Q&A: Holding a Garage Sale on a Parking Lot

Q. I live in a five-story condominium with 24 units, 24 “designated” parking spots, and six undesignated spots. “Designated” means that only the 24 people with parking tags can park in any one of the 24 designated spots (but the spots are not individually assigned). Anyone can park in the undesignated spots. I have lived at this condo for 20 years. Twice before, I have held a garage sale in one of the designated spots, during which time I have parked my car in an undesignated spot.

Recently, I informed the board that I was going to hold a garage sale and was simply giving them the head’s up about it. Previously, no notice was given to the board to hold garage sales, but I was just being courteous. I was not expecting any reply.

But I did get a reply, stating that they got my “request” and my request to hold a garage sale was denied. The board cited “problems” with a prior garage sale (with no details) and pretended to not to have even been aware that I had previously held two garage sales – which, if true, provides further evidence that the garage sales I previously held inconvenienced no one to the extent that they weren’t even aware that the sales occurred. There is nothing in the bylaws or master deed specifically banning garage sales. Also, I have no other place to hold a garage sale – no family or friends nearby on whose property I could hold a sale. Is the board’s action legal?

Can they ban me from holding a garage sale? Can they limit the activities I can engage in within my parking spot? (Although undesignated, each unit owner has an ownership interest in a parking spot).

                           —Feeling Singled Out

A. “I understand that you have a question and concern about your condominium association denying your request to hold a garage sale in a parking space in the parking lot, which you have done previously,” says attorney Stephanie Wiegand of Griffin Alexander, P.C., which has offices in New Jersey and New York. “There are a few issues at play here, which I will respond to in turn.

“I understand that the association has previously allowed for garage sales to occur by you and other residents. However, if the association had issues with prior garage sales (as it claims), the board usually has the right, under its governing documents, to adopt and implement rules and regulations pertaining to the use of the common and limited common elements. You should check the association’s governing documents to see if the parking spaces are considered to be common or limited common elements. It is likely that they are, even though you, along with the 23 other units, each have an ownership interest in same. This means that the board may limit the use of the spaces and make rules regarding how they can be used, maintained, etc.

“Second, the association may have a concern about an activity (such as holding a garage sale) occurring on its common or limited common elements. A garage sale invites members of the public onto association property to engage in an event that is not necessarily sponsored by the association. If someone were to be hurt during the garage sale, the association may incur liability for same. This is further reason for an association to limit the use of its common elements. However, some communities will host a community-wide garage sale, but this is usually organized and must be approved by the board.
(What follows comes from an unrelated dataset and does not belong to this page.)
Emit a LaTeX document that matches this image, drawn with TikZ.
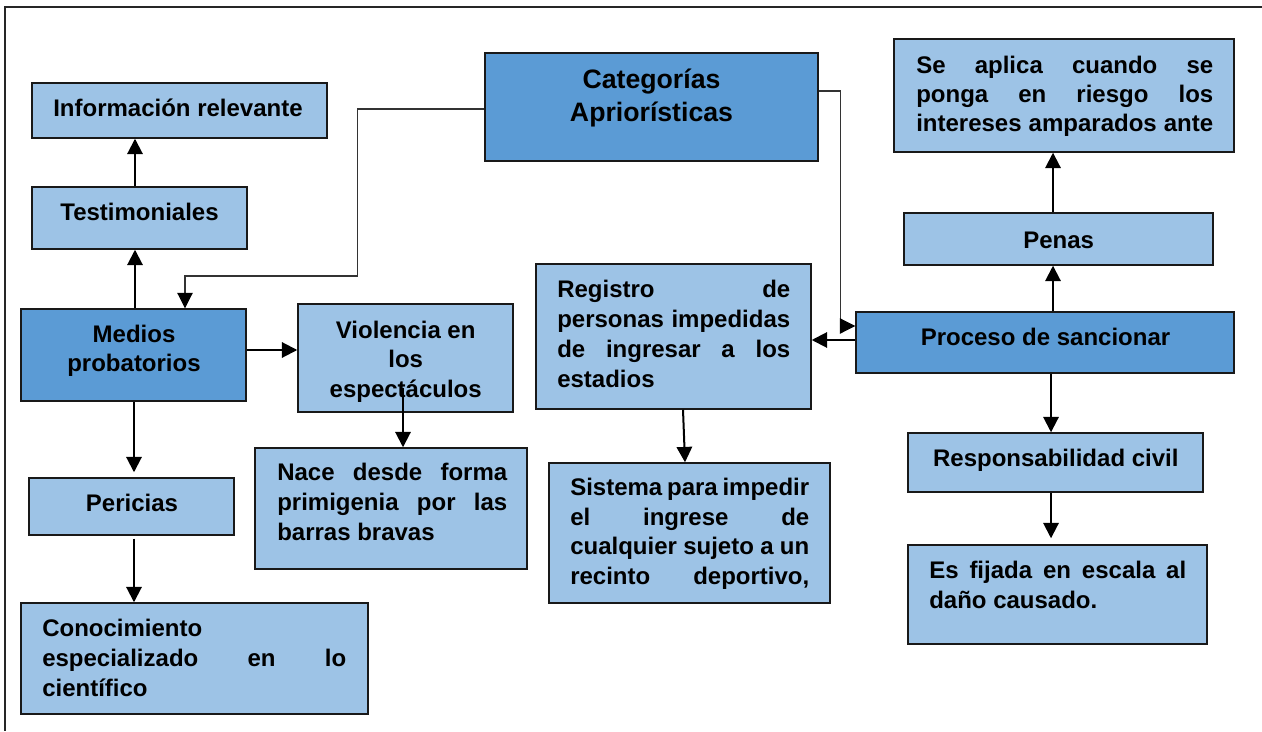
\documentclass[tikz,border=0pt]{standalone}
\usepackage{fontspec}
\setmainfont{Liberation Sans}
\usetikzlibrary{arrows.meta,fit,calc}
\definecolor{lightb}{HTML}{9DC3E6}
\definecolor{darkb}{HTML}{5B9BD5}
\newcommand\Jl[2]{\hbox to #1{#2}}
\newcommand\Ll[2]{\hbox to #1{#2\hfil}}
\newcommand\Cl[2]{\hbox to #1{\hfil#2\hfil}}
\newcommand\stack[2]{\vtop{\baselineskip=#1\relax #2}}
\hbadness=10000
\begin{document}
\begin{tikzpicture}[x=0.75pt,y=-0.75pt,
 lbox/.style={draw=black!90, line width=1.1pt, fill=lightb, inner sep=0pt},
 dbox/.style={draw=black!90, line width=1.1pt, fill=darkb, inner sep=0pt},
 txt/.style={inner sep=0pt, font=\bfseries\fontsize{18pt}{21.75pt}\selectfont},
 arr/.style={line width=1.5pt, -{Triangle[length=11.5pt,width=11.5pt]}},
 thinarr/.style={line width=0.8pt, draw=black!80, -{Triangle[length=11.5pt,width=11.5pt,color=black]}},
 frame/.style={line width=1.1pt, draw=black!85}]

\useasboundingbox (0,0) rectangle (1262,731);
\coordinate (fa) at (1262,7);
\coordinate (fb) at (5,7);
\coordinate (fc) at (5,731);
\draw[frame] (fa) -- (fb) -- (fc);

% boxes
\node[lbox, fit={(32,83)(327,138)}] (inf) {};
\node[lbox, fit={(32,187)(247,249)}] (test) {};
\node[dbox, fit={(485,53)(818,161)}] (cat) {};
\node[lbox, fit={(894,39)(1234,152)}] (sea) {};
\node[lbox, fit={(904,213)(1213,265)}] (pen) {};
\node[dbox, fit={(856,312)(1234,373)}] (pro) {};
\node[dbox, fit={(21,309)(246,401)}] (med) {};
\node[lbox, fit={(298,304)(513,412)}] (vio) {};
\node[lbox, fit={(255,448)(527,569)}] (nac) {};
\node[lbox, fit={(29,478)(234,535)}] (per) {};
\node[lbox, fit={(21,603)(368,714)}] (con) {};
\node[lbox, fit={(536,264)(811,409)}] (reg) {};
\node[lbox, fit={(549,463)(830,603)}] (sis) {};
\node[lbox, fit={(908,433)(1203,492)}] (res) {};
\node[lbox, fit={(908,545)(1207,644)}] (esf) {};

% texts
\node[txt, anchor=base] (inf-t) at (178,117) {Información relevante};
\node[txt, anchor=base] (test-t) at (139.5,220) {Testimoniales};
\node[txt, anchor=base, font=\bfseries\fontsize{20pt}{24pt}\selectfont] (cat-t) at (651.5,89)
  {\stack{24.75pt}{\Cl{130pt}{Categorías}\Cl{130pt}{Apriorísticas}}};
\node[txt, anchor=base west] (sea-t) at (916,73.3)
  {\stack{21.75pt}{\Jl{222.75pt}{Se aplica cuando se}\Jl{222.75pt}{ponga en riesgo los}\Jl{222.75pt}{intereses amparados ante}}};
\node[txt, anchor=base] (pen-t) at (1058.7,248.3) {Penas};
\node[txt, anchor=base] (pro-t) at (1045.5,345) {Proceso de sancionar};
\node[txt, anchor=base] (med-t) at (134,342.7)
  {\stack{21.75pt}{\Cl{110pt}{Medios}\Cl{110pt}{probatorios}}};
\node[txt, anchor=base] (vio-t) at (405.7,338.3)
  {\stack{22.1pt}{\Cl{130pt}{Violencia en}\Cl{130pt}{los}\Cl{130pt}{espectáculos}}};
\node[txt, anchor=base west] (nac-t) at (277,480.7)
  {\stack{22.25pt}{\Jl{172.5pt}{Nace desde forma}\Jl{172.5pt}{primigenia por las}\Ll{172.5pt}{barras bravas}}};
\node[txt, anchor=base] (per-t) at (132,511.7) {Pericias};
\node[txt, anchor=base west] (con-t) at (42,636.7)
  {\stack{22.25pt}{\Ll{228pt}{Conocimiento}\Jl{228pt}{especializado en lo}\Ll{228pt}{científico}}};
\node[txt, anchor=base west] (reg-t) at (557,297)
  {\stack{22.5pt}{\Jl{174.75pt}{Registro de}\Jl{174.75pt}{personas impedidas}\Jl{174.75pt}{de ingresar a los}\Ll{174.75pt}{estadios}}};
\node[txt, anchor=base west] (sis-t) at (570,495.7)
  {\stack{22.1pt}{\Jl{179.25pt}{Sistema para impedir}\Jl{179.25pt}{el ingrese de}\Jl{179.25pt}{cualquier sujeto a un}\Jl{179.25pt}{recinto deportivo,}}};
\node[txt, anchor=base] (res-t) at (1055.8,466.7) {Responsabilidad civil};
\node[txt, anchor=base west] (esf-t) at (929,578.3)
  {\stack{22.5pt}{\Jl{192.75pt}{Es fijada en escala al}\Ll{192.75pt}{daño causado.}}};

% connectors
\draw[arr] ($(test.north)+(-4.5,0)$) -- ($(test.north |- inf.south)+(-4.5,0)$);
\draw[arr] ($(med.north)+(1.5,0)$) -- ($(med.north |- test.south)+(1.5,0)$);
\draw[arr] ($(med.south)+(0.5,0)$) -- ($(med.south |- per.north)+(0.5,-5)$);
\draw[arr] ($(per.south)+(2.5,3)$) -- ($(per.south |- con.north)+(2.5,0)$);
\draw[arr] ($(med.east)+(0,-5)$) -- ($(med.east -| vio.west)+(0,-5)$);
\draw[arr] ($(vio.south)+(-2.5,-25)$) -- ($(vio.south |- nac.north)+(-2.5,0)$);
\draw[thinarr] ($(cat.west)+(0,2)$) -- ++(-127,0) -- ++(0,167) -| ($(med.north)+(51.5,0)$);
\draw[thinarr] ($(cat.east)+(0,-16)$) -- ++(22,0) |- ($(pro.west)+(0,-16.5)$);
\draw[arr] ($(pro.west)+(0,-2.5)$) -- ($(pro.west -| reg.east)+(0,-2.5)$);
\draw[arr] ($(reg.south)+(9.5,0)$) -- ($(sis.north)+(-4.5,0)$);
\draw[arr] ($(pro.north)+(8,0)$) -- ($(pro.north |- pen.south)+(8,0)$);
\draw[arr] ($(pen.north)+(-5.5,0)$) -- ($(pen.north |- sea.south)+(-5.5,0)$);
\draw[arr] ($(pro.south)+(6,0)$) -- ($(pro.south |- res.north)+(6,0)$);
\draw[arr] ($(res.south)+(-4.5,0)$) -- ($(res.south |- esf.north)+(-4.5,-6)$);
\end{tikzpicture}
\end{document}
“If you feel that you have been wrongfully denied the opportunity to hold a garage sale in a parking space, you may request alternative dispute resolution (ADR) with the board. The New Jersey Condominium Act, at N.J.S.A. 46:8B-14(k) provides that an association shall provide a fair and efficient procedure for the resolution of housing-related disputes between individual units owners and the association, which shall be readily available as an alternative to litigation. There are various types of methods of ADR that can be offered by your association, including information resolution (meeting with management and/or board members), mediation (conducted by a disinterested third party), or a covenants (or rules and regulations) committee (which is typically made up of a group of unit owners who serve on a committee to hear both sides and render a decision). ADR is non-binding, but often a great way for parties to resolve their disputes and differences.”